- How open addressing works: There are several ways of doing open addressing. Methods like linear probing and quadratic probing use a linear or quadratic functions to find a sequence of slots, for example a linear function, h(k) = (h’(k) + i )mod m finds sequences starting from h’(k) and linearly incrementing by i. However this has problems when 2 keys have the same initial h’(k), they will have the same probing sequence.
- Another alternative is to use double hashing, where the probing sequence is found by a function of two hash functions, for example: h(k) = (h1(k) + ih2(k)) mod m, since the probing sequence depends on two hash functions, the sequence would be less likely the same for two keys resulting in better search and insertion time.

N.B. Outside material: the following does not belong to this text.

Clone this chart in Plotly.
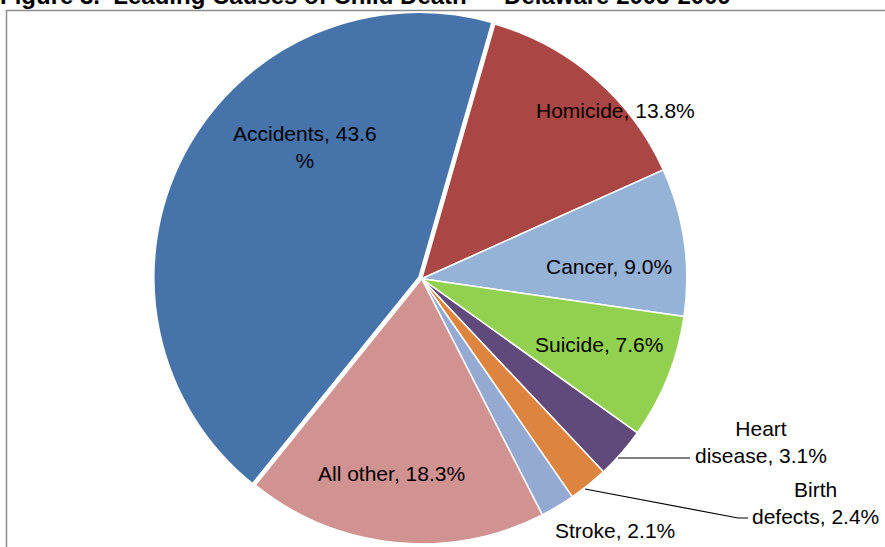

Universal Hashing. For a fixed hash function, an adversary can easily choose a set of keys that can hash to the same bucket. To overcome this problem, universal hashing is performed. In universal hashing, the hash function is chosen randomly from a set of hash functions before the data is inserted. For example: If m is the number of keys, then the hash function could be something like, h(k) = (a.k + b) mod m where a and b are chosen randomly before insertion. The idea behind universal hashing is that, by choosing the hash function randomly, the probability that the chosen hash function would be bad resulting in undesirable collisions would be low.
Perfect Hashing. In case of perfect hashing, the linear time search of linked lists during collision is reduced/avoided by using hashtable of hashtables. Both the primary and secondary hashtables use universal hashing to decide the hashfunction. Therefore the primary hashtable will be having one randomly chosen hashfunction and each of the secondary hashtables will be having one randomly chosen hashfunction.
Idea behind Perfect hashing. It has been proved that if n is the number of keys and m is the number of slots in a hashtable, then if m = n^2 and if the hash function is chosen randomly, then the probability of collisions of two keys in this hashtable would be lesser than ½ which is low.
Why we need two levels of hashtables in Perfect hashing. Since it is not affordable to have an hashtable of capacity n^2, we use a secondary hashtable. The number of elements colliding onto the same secondary hashtable is low since we use universal hashing, and therefore we can afford to have nj ^ 2 capacity secondary hashtables where nj is the number of elements hashing to the same secondary hashtable Sj.
What will be the memory requirement for perfect hashing. It has been proven that, when both primary and secondary hashtables use universal hashing and when secondary hashtables have nj^2 capacity, then the total memory slots required for perfect hashing would be upper bounded by 2n.
Note. Collisions on secondary hashtables although have low probability, still needs to be resolved by linked lists.